(begin)
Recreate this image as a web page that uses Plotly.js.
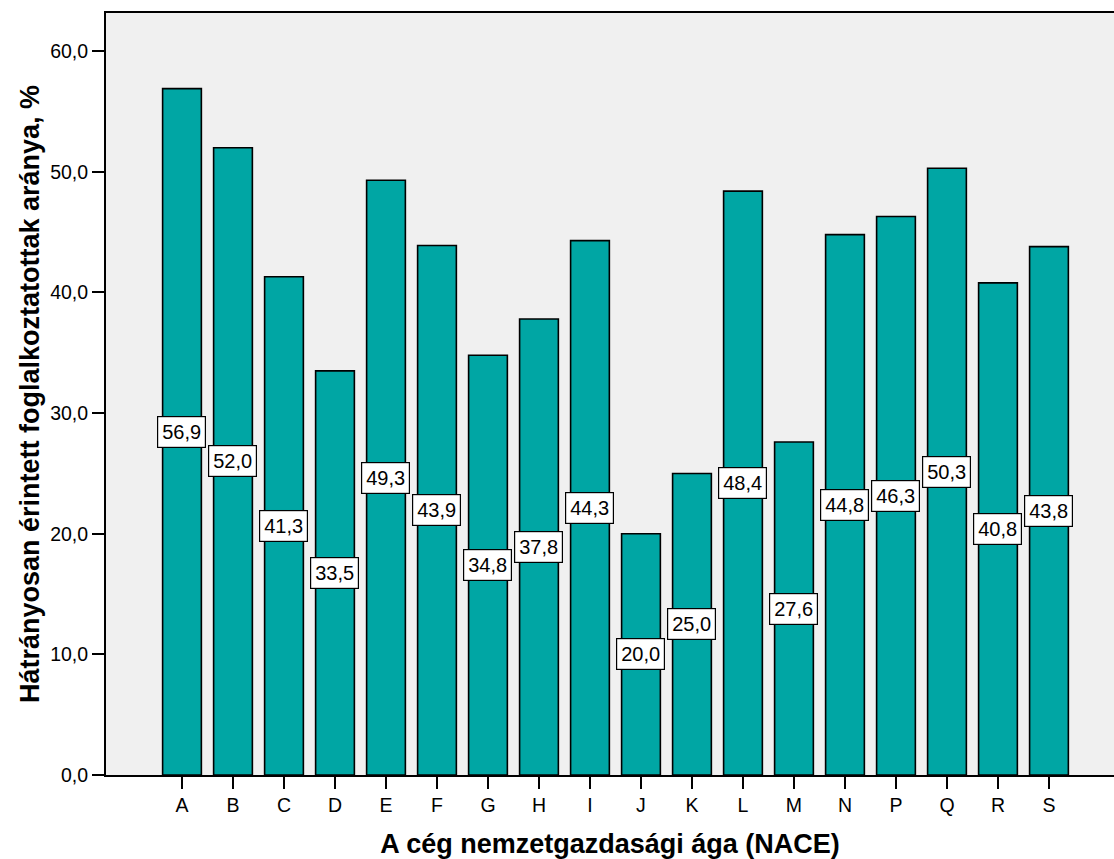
(end)
(begin)
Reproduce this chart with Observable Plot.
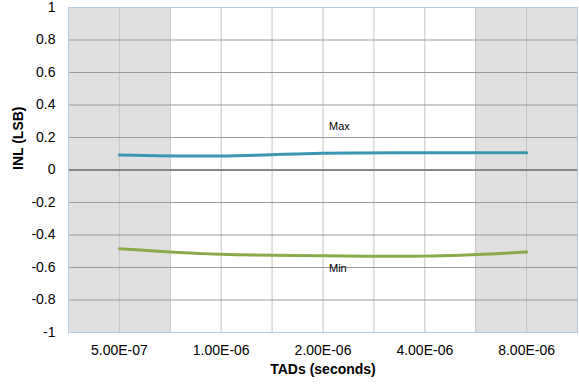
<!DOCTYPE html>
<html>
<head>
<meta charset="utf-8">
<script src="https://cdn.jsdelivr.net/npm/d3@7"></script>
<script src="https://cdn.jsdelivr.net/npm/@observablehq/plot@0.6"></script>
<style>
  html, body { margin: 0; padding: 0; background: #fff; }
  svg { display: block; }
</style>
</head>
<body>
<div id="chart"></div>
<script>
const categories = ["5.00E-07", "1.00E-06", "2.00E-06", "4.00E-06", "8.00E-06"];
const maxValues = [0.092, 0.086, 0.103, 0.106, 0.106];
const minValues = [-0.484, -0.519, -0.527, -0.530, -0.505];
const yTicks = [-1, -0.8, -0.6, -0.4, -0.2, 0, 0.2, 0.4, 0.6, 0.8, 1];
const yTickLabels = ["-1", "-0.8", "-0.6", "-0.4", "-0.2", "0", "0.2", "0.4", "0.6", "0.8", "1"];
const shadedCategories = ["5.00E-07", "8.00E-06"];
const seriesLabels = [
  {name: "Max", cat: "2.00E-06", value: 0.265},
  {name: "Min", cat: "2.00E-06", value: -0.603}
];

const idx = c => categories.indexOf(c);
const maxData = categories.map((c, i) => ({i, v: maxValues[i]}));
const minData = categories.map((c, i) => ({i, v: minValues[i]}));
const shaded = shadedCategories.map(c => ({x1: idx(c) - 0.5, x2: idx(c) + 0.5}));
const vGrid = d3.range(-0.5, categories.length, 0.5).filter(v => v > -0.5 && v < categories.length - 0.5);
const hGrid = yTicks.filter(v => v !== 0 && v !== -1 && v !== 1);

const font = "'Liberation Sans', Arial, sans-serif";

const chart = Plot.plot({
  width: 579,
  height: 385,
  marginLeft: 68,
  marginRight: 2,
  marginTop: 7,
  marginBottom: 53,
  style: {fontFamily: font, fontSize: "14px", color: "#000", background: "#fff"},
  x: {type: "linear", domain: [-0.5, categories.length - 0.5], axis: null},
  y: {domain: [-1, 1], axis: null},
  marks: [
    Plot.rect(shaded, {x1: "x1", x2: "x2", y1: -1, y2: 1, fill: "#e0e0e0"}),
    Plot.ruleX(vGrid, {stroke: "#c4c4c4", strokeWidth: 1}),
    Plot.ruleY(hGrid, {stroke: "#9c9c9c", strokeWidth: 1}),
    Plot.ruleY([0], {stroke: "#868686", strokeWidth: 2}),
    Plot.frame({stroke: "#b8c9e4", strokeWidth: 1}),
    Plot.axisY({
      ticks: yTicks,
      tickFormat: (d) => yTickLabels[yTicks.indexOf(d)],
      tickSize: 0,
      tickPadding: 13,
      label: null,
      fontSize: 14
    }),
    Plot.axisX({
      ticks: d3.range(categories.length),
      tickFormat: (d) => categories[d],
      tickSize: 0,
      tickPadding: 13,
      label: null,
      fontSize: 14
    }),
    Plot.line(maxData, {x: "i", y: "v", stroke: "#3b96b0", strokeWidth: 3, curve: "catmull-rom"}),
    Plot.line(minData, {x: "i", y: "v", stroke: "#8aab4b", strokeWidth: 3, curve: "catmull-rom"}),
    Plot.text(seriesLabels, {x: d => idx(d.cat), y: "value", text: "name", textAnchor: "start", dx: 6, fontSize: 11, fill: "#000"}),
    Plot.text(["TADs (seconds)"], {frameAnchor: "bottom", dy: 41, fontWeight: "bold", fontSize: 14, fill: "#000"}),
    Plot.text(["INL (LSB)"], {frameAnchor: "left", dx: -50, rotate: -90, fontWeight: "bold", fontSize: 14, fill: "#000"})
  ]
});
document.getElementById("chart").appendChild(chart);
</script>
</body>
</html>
(end)
→ **Task directions**
Show the lines of the records that include the string "this".

→ **Expected answer**
Recreate this image as a web page that uses Plotly.js.
Reproduce this chart with Observable Plot.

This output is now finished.